5. Automatic Source Switching
Based on which source is known to be disrupted and the criticality, the AWS Lambda function sends a command to the Broadcast Router to switch the source and failover to a new valid source, a backup feed, or an alternate path. This automation workflow virtually eliminates, at minimum drastically reduces, operator resources to take any actions.
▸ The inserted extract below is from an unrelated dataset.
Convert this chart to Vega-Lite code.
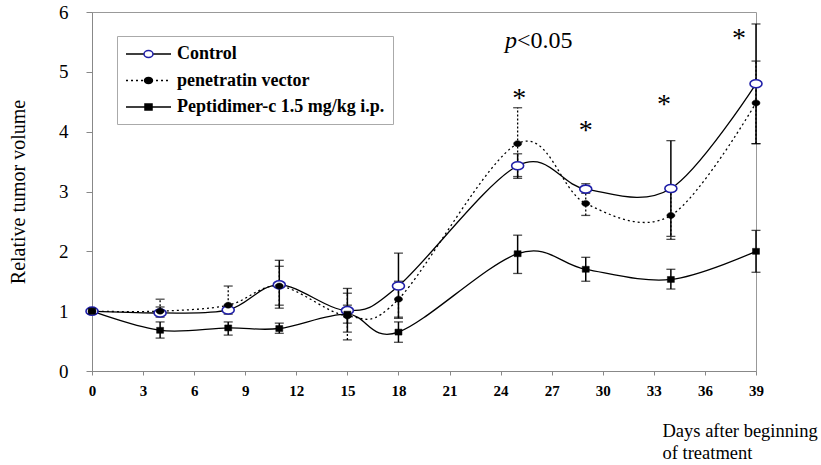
{
  "$schema": "https://vega.github.io/schema/vega-lite/v6.json",
  "width": 664,
  "height": 359,
  "autosize": "none",
  "padding": {"left": 92, "top": 12, "right": 65, "bottom": 94},
  "background": "white",
  "config": {
    "view": {"stroke": "#999", "strokeWidth": 1},
    "axis": {"grid": false, "domainColor": "#888", "tickColor": "#888", "labelColor": "black", "titleColor": "black", "labelFont": "Liberation Serif", "titleFont": "Liberation Serif"}
  },
  "data": {
    "values": [
      {"series": "Control", "day": 0, "value": 1.0, "lo": null, "hi": null},
      {"series": "Control", "day": 4, "value": 0.97, "lo": 0.9, "hi": 1.07},
      {"series": "Control", "day": 8, "value": 1.02, "lo": 0.95, "hi": 1.1},
      {"series": "Control", "day": 11, "value": 1.44, "lo": 1.05, "hi": 1.85},
      {"series": "Control", "day": 15, "value": 1.01, "lo": 0.65, "hi": 1.38},
      {"series": "Control", "day": 18, "value": 1.42, "lo": 0.88, "hi": 1.97},
      {"series": "Control", "day": 25, "value": 3.43, "lo": 3.22, "hi": 3.63},
      {"series": "Control", "day": 29, "value": 3.04, "lo": 2.97, "hi": 3.13},
      {"series": "Control", "day": 34, "value": 3.05, "lo": 2.25, "hi": 3.85},
      {"series": "Control", "day": 39, "value": 4.8, "lo": 3.8, "hi": 5.8},
      {"series": "penetratin vector", "day": 0, "value": 1.0, "lo": null, "hi": null},
      {"series": "penetratin vector", "day": 4, "value": 1.0, "lo": 0.95, "hi": 1.2},
      {"series": "penetratin vector", "day": 8, "value": 1.1, "lo": 0.98, "hi": 1.42},
      {"series": "penetratin vector", "day": 11, "value": 1.42, "lo": 1.1, "hi": 1.75},
      {"series": "penetratin vector", "day": 15, "value": 0.92, "lo": 0.52, "hi": 1.3},
      {"series": "penetratin vector", "day": 18, "value": 1.2, "lo": 0.9, "hi": 1.5},
      {"series": "penetratin vector", "day": 25, "value": 3.8, "lo": 3.25, "hi": 4.4},
      {"series": "penetratin vector", "day": 29, "value": 2.8, "lo": 2.6, "hi": 3.0},
      {"series": "penetratin vector", "day": 34, "value": 2.6, "lo": 2.2, "hi": 3.0},
      {"series": "penetratin vector", "day": 39, "value": 4.48, "lo": 3.8, "hi": 5.18},
      {"series": "Peptidimer-c 1.5 mg/kg i.p.", "day": 0, "value": 1.0, "lo": null, "hi": null},
      {"series": "Peptidimer-c 1.5 mg/kg i.p.", "day": 4, "value": 0.68, "lo": 0.55, "hi": 0.82},
      {"series": "Peptidimer-c 1.5 mg/kg i.p.", "day": 8, "value": 0.72, "lo": 0.6, "hi": 0.82},
      {"series": "Peptidimer-c 1.5 mg/kg i.p.", "day": 11, "value": 0.71, "lo": 0.63, "hi": 0.8},
      {"series": "Peptidimer-c 1.5 mg/kg i.p.", "day": 15, "value": 0.95, "lo": 0.8, "hi": 1.1},
      {"series": "Peptidimer-c 1.5 mg/kg i.p.", "day": 18, "value": 0.65, "lo": 0.48, "hi": 0.82},
      {"series": "Peptidimer-c 1.5 mg/kg i.p.", "day": 25, "value": 1.96, "lo": 1.63, "hi": 2.27},
      {"series": "Peptidimer-c 1.5 mg/kg i.p.", "day": 29, "value": 1.7, "lo": 1.5, "hi": 1.9},
      {"series": "Peptidimer-c 1.5 mg/kg i.p.", "day": 34, "value": 1.53, "lo": 1.37, "hi": 1.7},
      {"series": "Peptidimer-c 1.5 mg/kg i.p.", "day": 39, "value": 2.0, "lo": 1.65, "hi": 2.35}
    ]
  },
  "encoding": {
    "x": {
      "field": "day", "type": "quantitative",
      "scale": {"domain": [0, 39], "nice": false, "zero": false},
      "axis": {
        "values": [0, 3, 6, 9, 12, 15, 18, 21, 24, 27, 30, 33, 36, 39],
        "labelFontWeight": "bold", "labelFontSize": 15, "labelFlush": false, "labelPadding": 8, "tickSize": 4,
        "title": ["Days after beginning", "of treatment"],
        "titleFontSize": 18.5, "titleFontWeight": "normal", "titleAlign": "left", "titleAnchor": "start",
        "titleX": 570, "titleY": 65, "titleBaseline": "alphabetic", "titleLineHeight": 22
      }
    },
    "y": {
      "field": "value", "type": "quantitative",
      "scale": {"domain": [0, 6], "nice": false},
      "axis": {"title": "Relative tumor volume", "values": [0, 1, 2, 3, 4, 5, 6], "format": "d", "labelFontSize": 19, "labelPadding": 18, "tickSize": 6, "titleFontSize": 20, "titleFontWeight": "normal", "titleX": -74, "titleBaseline": "middle"}
    }
  },
  "resolve": {
    "scale": {"shape": "independent", "fill": "independent", "stroke": "independent", "strokeDash": "independent"},
    "legend": {"shape": "independent", "fill": "independent", "stroke": "independent", "strokeDash": "independent"}
  },
  "layer": [
    {
      "transform": [{"filter": "datum.series == 'Control'"}],
      "mark": {"type": "line", "color": "black", "strokeWidth": 1.3, "interpolate": "cardinal"},
      "encoding": {}
    },
    {
      "transform": [{"filter": "datum.series == 'penetratin vector'"}],
      "mark": {"type": "line", "color": "black", "strokeWidth": 1.3, "interpolate": "cardinal", "strokeDash": [2, 3]},
      "encoding": {}
    },
    {
      "transform": [{"filter": "datum.series == 'Peptidimer-c 1.5 mg/kg i.p.'"}],
      "mark": {"type": "line", "color": "black", "strokeWidth": 1.3, "interpolate": "cardinal"},
      "encoding": {}
    },
    {
      "transform": [{"filter": "datum.lo != null && datum.series != 'penetratin vector'"}],
      "mark": {"type": "rule", "color": "black", "strokeWidth": 1.5},
      "encoding": {
        "y": {"field": "lo", "type": "quantitative", "axis": {"title": "Relative tumor volume", "values": [0, 1, 2, 3, 4, 5, 6], "format": "d", "labelFontSize": 19, "labelPadding": 18, "tickSize": 6, "titleFontSize": 20, "titleFontWeight": "normal", "titleX": -74, "titleBaseline": "middle"}},
        "y2": {"field": "hi"}
      }
    },
    {
      "transform": [{"filter": "datum.lo != null && datum.series == 'penetratin vector'"}],
      "mark": {"type": "rule", "color": "black", "strokeWidth": 1.3, "strokeDash": [2, 2]},
      "encoding": {
        "y": {"field": "lo", "type": "quantitative", "axis": {"title": "Relative tumor volume", "values": [0, 1, 2, 3, 4, 5, 6], "format": "d", "labelFontSize": 19, "labelPadding": 18, "tickSize": 6, "titleFontSize": 20, "titleFontWeight": "normal", "titleX": -74, "titleBaseline": "middle"}},
        "y2": {"field": "hi"}
      }
    },
    {
      "transform": [{"filter": "datum.lo != null"}],
      "mark": {"type": "tick", "orient": "horizontal", "color": "black", "size": 9, "thickness": 1.3},
      "encoding": {"y": {"field": "lo", "type": "quantitative", "axis": {"title": "Relative tumor volume", "values": [0, 1, 2, 3, 4, 5, 6], "format": "d", "labelFontSize": 19, "labelPadding": 18, "tickSize": 6, "titleFontSize": 20, "titleFontWeight": "normal", "titleX": -74, "titleBaseline": "middle"}}}
    },
    {
      "transform": [{"filter": "datum.lo != null"}],
      "mark": {"type": "tick", "orient": "horizontal", "color": "black", "size": 9, "thickness": 1.3},
      "encoding": {"y": {"field": "hi", "type": "quantitative", "axis": {"title": "Relative tumor volume", "values": [0, 1, 2, 3, 4, 5, 6], "format": "d", "labelFontSize": 19, "labelPadding": 18, "tickSize": 6, "titleFontSize": 20, "titleFontWeight": "normal", "titleX": -74, "titleBaseline": "middle"}}}
    },
    {
      "transform": [{"filter": "datum.series == 'Control'"}],
      "mark": {"type": "point", "shape": "M-1,0A1,0.67 0 1,0 1,0A1,0.67 0 1,0 -1,0Z", "size": 144, "filled": true, "fill": "white", "stroke": "#1f1fa8", "strokeWidth": 1.6, "opacity": 1}
    },
    {
      "transform": [{"filter": "datum.series == 'penetratin vector'"}],
      "mark": {"type": "point", "shape": "M-1,0A1,0.75 0 1,0 1,0A1,0.75 0 1,0 -1,0Z", "size": 64, "filled": true, "fill": "black", "stroke": "black", "strokeWidth": 0.5, "opacity": 1}
    },
    {
      "transform": [{"filter": "datum.series == 'Peptidimer-c 1.5 mg/kg i.p.'"}],
      "mark": {"type": "point", "shape": "M-1,-0.85H1V0.85H-1Z", "size": 49, "filled": true, "fill": "black", "stroke": "black", "strokeWidth": 0.5, "opacity": 1}
    },
    {
      "transform": [{"filter": "datum.day < 0"}],
      "mark": {"type": "point", "filled": false, "color": "black", "strokeWidth": 1.3, "opacity": 1},
      "encoding": {
        "shape": {
          "field": "series", "type": "nominal",
          "scale": {"domain": ["Control", "penetratin vector", "Peptidimer-c 1.5 mg/kg i.p."], "range": ["M-2.5,0H2.5", "M-2.5,0H2.5", "M-2.5,0H2.5"]},
          "legend": {"title": null, "orient": "none", "legendX": 25, "legendY": 24, "symbolSize": 324, "symbolOffset": 13.5, "strokeColor": "#aaa", "padding": 8, "labelFont": "Liberation Serif", "labelFontWeight": "bold", "labelFontSize": 18, "labelColor": "black", "labelLimit": 400, "labelOffset": 18.5, "rowPadding": 7.5, "symbolStrokeWidth": 1.3, "symbolStrokeColor": "black"}
        },
        "strokeDash": {
          "field": "series", "type": "nominal",
          "scale": {"domain": ["Control", "penetratin vector", "Peptidimer-c 1.5 mg/kg i.p."], "range": [[1, 0], [2, 3], [1, 0]]},
          "legend": {"title": null, "orient": "none", "legendX": 25, "legendY": 24, "symbolSize": 324, "symbolOffset": 13.5, "strokeColor": "#aaa", "padding": 8, "labelFont": "Liberation Serif", "labelFontWeight": "bold", "labelFontSize": 18, "labelColor": "black", "labelLimit": 400, "labelOffset": 18.5, "rowPadding": 7.5, "symbolStrokeWidth": 1.3, "symbolStrokeColor": "black"}
        }
      }
    },
    {
      "transform": [{"filter": "datum.day < 0"}],
      "mark": {"type": "point", "filled": true, "strokeWidth": 1.5, "opacity": 1},
      "encoding": {
        "shape": {
          "field": "series", "type": "nominal",
          "scale": {"domain": ["Control", "penetratin vector", "Peptidimer-c 1.5 mg/kg i.p."], "range": ["M-0.5,0A0.5,0.39 0 1,0 0.5,0A0.5,0.39 0 1,0 -0.5,0Z", "M-0.44,0A0.44,0.33 0 1,0 0.44,0A0.44,0.33 0 1,0 -0.44,0Z", "M-0.39,-0.33H0.39V0.33H-0.39Z"]},
          "legend": {"title": null, "orient": "none", "legendX": 25, "legendY": 24, "symbolSize": 324, "symbolOffset": 13.5, "padding": 8, "labelFont": "Liberation Serif", "labelFontWeight": "bold", "labelFontSize": 18, "labelOpacity": 0, "labelLimit": 400, "labelOffset": 18.5, "rowPadding": 7.5, "symbolStrokeWidth": 1.5}
        },
        "fill": {
          "field": "series", "type": "nominal",
          "scale": {"domain": ["Control", "penetratin vector", "Peptidimer-c 1.5 mg/kg i.p."], "range": ["white", "black", "black"]},
          "legend": {"title": null, "orient": "none", "legendX": 25, "legendY": 24, "symbolSize": 324, "symbolOffset": 13.5, "padding": 8, "labelFont": "Liberation Serif", "labelFontWeight": "bold", "labelFontSize": 18, "labelOpacity": 0, "labelLimit": 400, "labelOffset": 18.5, "rowPadding": 7.5, "symbolStrokeWidth": 1.5}
        },
        "stroke": {
          "field": "series", "type": "nominal",
          "scale": {"domain": ["Control", "penetratin vector", "Peptidimer-c 1.5 mg/kg i.p."], "range": ["#1f1fa8", "black", "black"]},
          "legend": {"title": null, "orient": "none", "legendX": 25, "legendY": 24, "symbolSize": 324, "symbolOffset": 13.5, "padding": 8, "labelFont": "Liberation Serif", "labelFontWeight": "bold", "labelFontSize": 18, "labelOpacity": 0, "labelLimit": 400, "labelOffset": 18.5, "rowPadding": 7.5, "symbolStrokeWidth": 1.5}
        }
      }
    },
    {
      "data": {"values": [
        {"day": 25.1, "value": 4.42, "t": "*"},
        {"day": 29, "value": 3.87, "t": "*"},
        {"day": 33.6, "value": 4.32, "t": "*"},
        {"day": 38, "value": 5.41, "t": "*"}
      ]},
      "mark": {"type": "text", "font": "Liberation Serif", "fontSize": 28, "align": "center", "baseline": "alphabetic", "color": "black"},
      "encoding": {"text": {"field": "t"}}
    },
    {
      "data": {"values": [{"day": 24.96, "value": 5.4, "t": "p"}]},
      "mark": {"type": "text", "font": "Liberation Serif", "fontSize": 24, "fontStyle": "italic", "align": "right", "baseline": "alphabetic", "color": "black"},
      "encoding": {"text": {"field": "t"}}
    },
    {
      "data": {"values": [{"day": 24.96, "value": 5.4, "t": "<0.05"}]},
      "mark": {"type": "text", "font": "Liberation Serif", "fontSize": 24, "align": "left", "baseline": "alphabetic", "color": "black"},
      "encoding": {"text": {"field": "t"}}
    }
  ]
}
6. Logging Storage and External Notifications
For compliance purposes, all events processed are stored in Amazon S3 for search during troubleshooting or future use. Also, AWS Lambda publishes selected critical events to Amazon Simple Notification Service (SNS) to connect with other messaging systems for Application-to-Application (A2A) messaging or push SMS or e-mail notifications in an Application-to-Person (A2P) messaging model.

Summary

The integration of TAG’s Realtime Media Platform with AWS infrastructure presents a technically advanced approach to broadcast monitoring and management. By leveraging TAG’s in-depth visualization and real-time alert system, MCR operators gain an efficient toolset to monitor hundreds of channels simultaneously. On the infrastructure side, the scalability of AWS its secure cloud environment ensures that resources are allocated dynamically based on demand, aiding in system optimization. Additionally, this integration streamlines operations, reducing the need for disparate systems management. This convergence of TAG and AWS represents not just a merging of services, but a holistic solution crafted to address the intricate, technical demands of modern broadcasting monitoring.